Mérimée était dans toute sa gloire de jeune écrivain à la mode lorsqu’il reçut la première lettre de l’inconnue. La personne qui mit cette lettre à la poste est encore vivante et en témoignait, sans se faire connaître, dans la Revue encyclopédique (avril 1892). C’était en 1831. L’auteur de cette lettre était une grande dame anglaise, lady A. Seymour, qui avait lu la Chronique de Charles IX et jugeait amusant d’envoyer ses réflexions à l’auteur. Les réflexions étaient spirituelles ; la lettre sentait bon, physiquement et intellectuellement. Mérimée répondit, et une correspondance s’engagea, assez semblable à une intrigue de bal masqué sous forme épistolaire. Elle ne le connaissait guère, il ne la connaissait pas du tout. Dans cette singulière escrime du flirt à distance, les deux adversaires se tâtaient, se cherchaient et se portaient des coups au hasard, souvent sans s’atteindre. Pour lui, il crut un moment à la grande dame anglaise. Que voulait-elle au juste ? S’amuser, se perdre ou le convertir ? On verrait bien. Après de longues instances, il obtint la permission de rendre visite à sa mystérieuse amie. C’était à Londres, en décembre 1840. Que se passa-t-il, que se dit-il à cette entrevue ? Il se souvint seulement de deux choses : qu’elle avait des bas rayés et de beaux yeux, « des yeux mauvais, « Ce dernier trait l’enchanta. Il n’y avait plus de lady Seymour, mais une petite demoiselle de province, Jenny Dacquin, la fille d’un notaire de Boulogne[1]. Mais sa personne et son esprit avaient trop plu à Mérimée pour qu’il renonçât à l’aventure.
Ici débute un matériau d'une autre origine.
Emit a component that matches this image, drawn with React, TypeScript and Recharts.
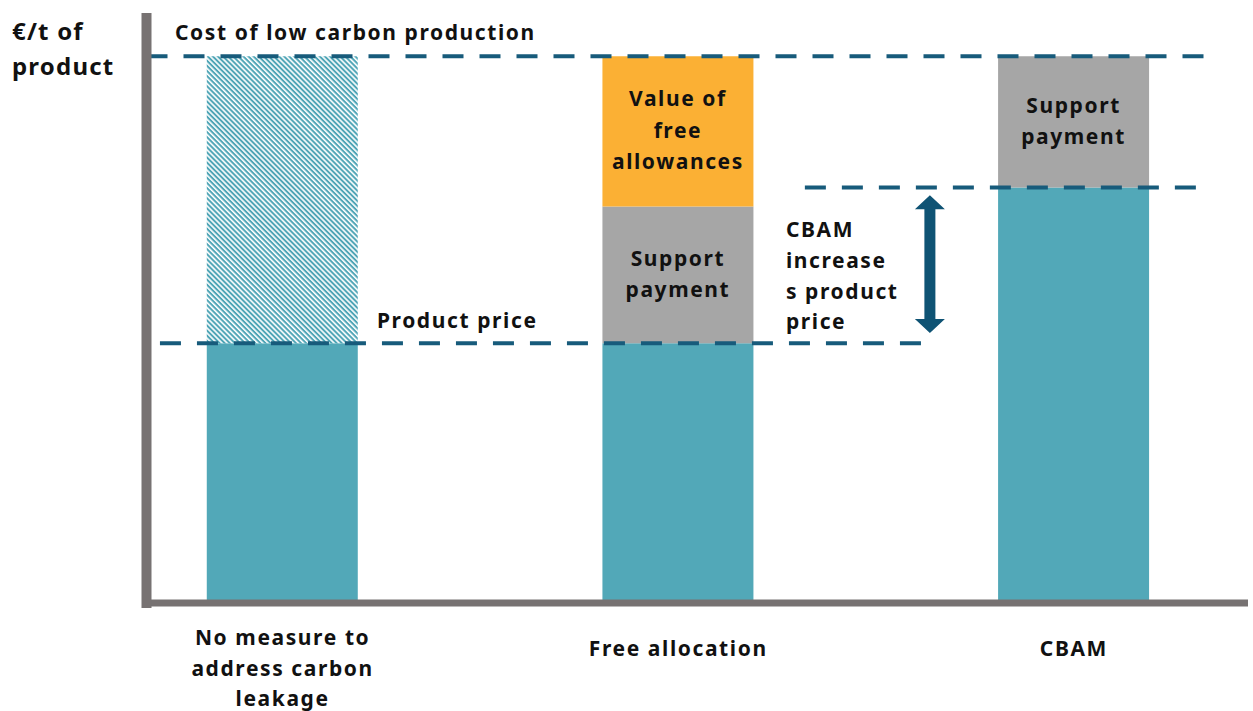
import React from "react";
import { BarChart, Bar, XAxis, YAxis, ReferenceLine, LabelList, Label } from "recharts";

// ---- data ----
const categories = ["No measure to address carbon leakage", "Free allocation", "CBAM"];
const tickLines = [["No measure to", "address carbon", "leakage"], ["Free allocation"], ["CBAM"]];
const xPositions = [1, 2, 3];
const productPrice = [47.5, 47.5, 76];
const uncoveredCost = [52.5, 0, 0];
const supportPayment = [0, 25, 24];
const freeAllowances = [0, 27.5, 0];

const supportText = ["Support", "payment"];
const allowanceText = ["Value of", "free", "allowances"];
const cbamText = ["CBAM", "increase", "s product", "price"];
const yTitle = ["€/t of", "product"];

const costLevel = 100;
const priceLevel = 47.5;
const cbamPriceLevel = 76;
const costLineX = [0.656, 3.358];
const priceLineX = [0.69, 2.636];
const cbamLineX = [2.32, 3.318];
const arrowX = 2.636;
const arrowY = [74.6, 49.4];

const data = categories.map((c, i) => ({
  name: c,
  x: xPositions[i],
  price: productPrice[i],
  gap: uncoveredCost[i],
  support: supportPayment[i],
  allowances: freeAllowances[i],
}));

// ---- styles ----
const FONT = "'Noto Sans', sans-serif";
const textStyle: React.CSSProperties = {
  fontFamily: FONT,
  fontWeight: 700,
  fontSize: 21,
  letterSpacing: 1.6,
};
const TEAL = "#52A8B8";
const GRAY = "#A6A6A6";
const ORANGE = "#FBB034";
const LINE = "#175B7B";
const ARROW = "#0F5374";
const AXIS = "#777272";
const LINE_H = 31.5;

const CustomTick = (props: any) => {
  const { x, y, index } = props;
  const lines = tickLines[index] || [];
  const startY = lines.length > 1 ? y + 42 : y + 53;
  return (
    <g>
      {lines.map((l, i) => (
        <text key={i} x={x} y={startY + i * 30.5} textAnchor="middle" fill="#111" style={textStyle}>
          {l}
        </text>
      ))}
    </g>
  );
};

const makeBoxLabel = (lines: string[]) => (props: any) => {
  const { x, y, width, height, value } = props;
  if (!value) return null;
  const cx = x + width / 2;
  const cy = y + height / 2;
  const first = cy - ((lines.length - 1) * LINE_H) / 2 + 6.5;
  return (
    <g>
      {lines.map((l, i) => (
        <text key={i} x={cx} y={first + i * LINE_H} textAnchor="middle" fill="#111" style={textStyle}>
          {l}
        </text>
      ))}
    </g>
  );
};

const ArrowShape = (props: any) => {
  const { x1, y1, x2, y2 } = props;
  const x = (x1 + x2) / 2;
  const top = Math.min(y1, y2);
  const bot = Math.max(y1, y2);
  const hw = 15;
  const hh = 14;
  const sw = 5.5;
  const d = `M${x},${top} L${x + hw},${top + hh} L${x + sw},${top + hh} L${x + sw},${bot - hh} L${x + hw},${bot - hh} L${x},${bot} L${x - hw},${bot - hh} L${x - sw},${bot - hh} L${x - sw},${top + hh} L${x - hw},${top + hh} Z`;
  return <path d={d} fill={ARROW} />;
};

export default function App() {
  return (
    <div style={{ position: "absolute", left: 0, top: 0, background: "#fff" }}>
      <BarChart
        width={1253}
        height={711}
        data={data}
        margin={{ top: 18, right: 5, bottom: 0, left: 0 }}
      >
        <defs>
          <pattern id="hatch" patternUnits="userSpaceOnUse" width="3.6" height="3.6" patternTransform="rotate(45)">
            <rect x="0" y="0" width="3.6" height="3.6" fill="#ffffff" />
            <rect x="0" y="0" width="3.6" height="2" fill="#4FA5B6" />
          </pattern>
        </defs>
        <XAxis
          type="number"
          dataKey="x"
          domain={[0.656, 3.44]}
          ticks={xPositions}
          interval={0}
          allowDataOverflow
          tickLine={false}
          tickSize={0}
          tickMargin={0}
          tick={<CustomTick />}
          axisLine={{ stroke: AXIS, strokeWidth: 7 }}
          height={108}
        />
        <YAxis
          type="number"
          domain={[0, 107]}
          width={146.5}
          tick={false}
          tickLine={false}
          axisLine={{ stroke: AXIS, strokeWidth: 10, strokeLinecap: "square" }}
        >
          <Label
            content={() => (
              <g>
                {yTitle.map((t, i) => (
                  <text key={i} x={12} y={40 + i * 35} fill="#111" style={{ ...textStyle, fontSize: 24, letterSpacing: 1.2 }}>
                    {t}
                  </text>
                ))}
              </g>
            )}
          />
        </YAxis>
        <Bar dataKey="price" stackId="s" fill={TEAL} barSize={151} isAnimationActive={false} />
        <Bar dataKey="gap" stackId="s" fill="url(#hatch)" barSize={151} isAnimationActive={false} />
        <Bar dataKey="support" stackId="s" fill={GRAY} barSize={151} isAnimationActive={false}>
          <LabelList dataKey="support" content={makeBoxLabel(supportText)} />
        </Bar>
        <Bar dataKey="allowances" stackId="s" fill={ORANGE} barSize={151} isAnimationActive={false}>
          <LabelList dataKey="allowances" content={makeBoxLabel(allowanceText)} />
        </Bar>
        <ReferenceLine
          segment={[{ x: costLineX[0], y: costLevel }, { x: costLineX[1], y: costLevel }]}
          stroke={LINE}
          strokeWidth={4}
          strokeDasharray="21 16"
          ifOverflow="visible"
        >
          <Label
            content={(p: any) => (
              <text x={p.viewBox.x + 28.5} y={p.viewBox.y - 16} fill="#111" style={textStyle}>
                Cost of low carbon production
              </text>
            )}
          />
        </ReferenceLine>
        <ReferenceLine
          segment={[{ x: priceLineX[0], y: priceLevel }, { x: priceLineX[1], y: priceLevel }]}
          stroke={LINE}
          strokeWidth={4}
          strokeDasharray="21 16"
          ifOverflow="visible"
        >
          <Label
            content={(p: any) => (
              <text x={p.viewBox.x + 217} y={p.viewBox.y - 15} fill="#111" style={textStyle}>
                Product price
              </text>
            )}
          />
        </ReferenceLine>
        <ReferenceLine
          segment={[{ x: cbamLineX[0], y: cbamPriceLevel }, { x: cbamLineX[1], y: cbamPriceLevel }]}
          stroke={LINE}
          strokeWidth={4}
          strokeDasharray="21 16"
          ifOverflow="visible"
        />
        <ReferenceLine
          segment={[{ x: arrowX, y: arrowY[0] }, { x: arrowX, y: arrowY[1] }]}
          shape={ArrowShape}
          ifOverflow="visible"
        >
          <Label
            content={(p: any) => (
              <g>
                {cbamText.map((t, i) => (
                  <text key={i} x={p.viewBox.x - 144} y={p.viewBox.y + 42 + i * 30.7} fill="#111" style={textStyle}>
                    {t}
                  </text>
                ))}
              </g>
            )}
          />
        </ReferenceLine>
      </BarChart>
    </div>
  );
}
Le flirt épistolaire continua, et peu à peu les lettres devinrent plus fréquentes. Mérimée a son idée, Mlle  Dacquin a son plan ; chacun tend un piège à l’autre. Ils essaient de se rendre jaloux. Un jour, c’est lui qu’on veut marier, et le lendemain (ou six mois après) c’est elle qui est sur le point d’accepter un époux, dans sa ville natale, un de ces « loups de mer » dont il est question plus d’une fois. Ou bien elle a fait un héritage ; la voilà presque riche ! Il n’a pas l’air d’entendre et la félicite en bon camarade. Lorsque l’idée matrimoniale montre le bout de l’oreille, il se déprécie tant qu’il peut. Il est laid, il est taquin, il est grognon, il est malade. Elle

  1. Il n’y a pas de doute possible sur l’identité de Mlle Dacquin. Aussi bien, son nom est écrit en toutes lettres dans les lettres à Mme  de Montijo avec son adresse (sous l’empire) : rue Jacob, 35. C’est à ce nom et à cette adresse que devaient être envoyés certains mouchoirs achetés à Madrid et dont les aventures sont relatées, d’autre part, dans les Lettres à une inconnue.